The change from accesses to reads took place between draft n4296 and n4431. The splitting of the multithreading section took place between n4582 and n4604.

Answer 4

So I suppose you are talking of the structure holding the counter and a pointer to the owned data:

template<class ValueType>
struct shared_counter{
  std::atomic<int> count=0;
  const std::unique_ptr<ValueType> ptr;
  //Your question is: Does ptr should be atomic?
  //... This is a dumb implementation, only focusing on the subject.
  };

In practice, ptr does not need to be atomic because if reference counting is implemented appropriatly, all access to ptr will be sequenced before the desctruction of shared_counter.

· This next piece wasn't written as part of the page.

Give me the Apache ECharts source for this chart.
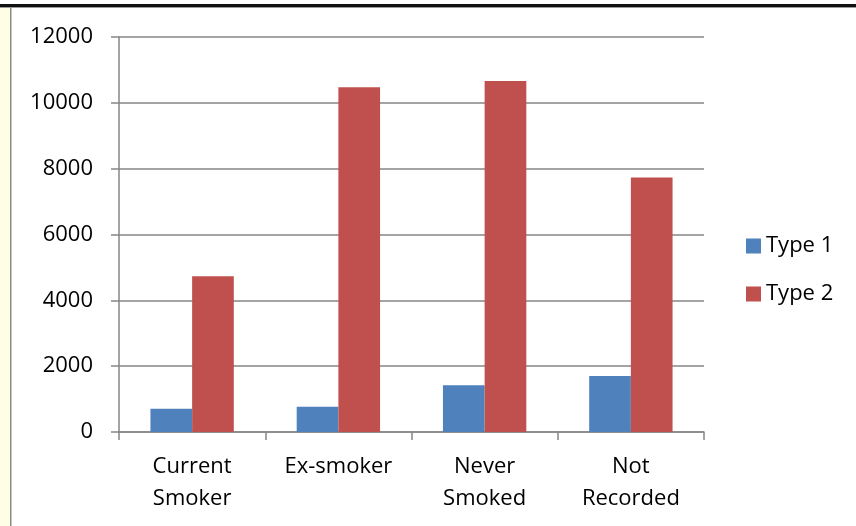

To ensure that, inside the destructor of a shared_ptr the counter is decremented through a read-modify-write with acquire-release memory order:

template<class ValueType>
struct shared_ptr{
   shared_counter<ValueType>* counted_ptr;
   //...
   void reset(){
     if (counted_ptr->count.fetch_sub(1,std::memory_order_acq_rel) == 1)
       counter_ptr->~shared_counter<ValueType>();
     counter_ptr=nullptr;
     }
   };

Thanks to this memory order, if the fetched value of count is 1 in thread A, this means that in all other threads where other shared_ptrs pointing to the same shared_counter will not access any more this shared_counter . The memory order ensure that accesses performed to this shared_counter in these other threads will happen before the fetch of the value 1 in thread A. (release in other thread -> acquire in the thread that will call the destructor).

So there is no need to have ptr to be atomic because the counter decrementation cause sufficient sequencing.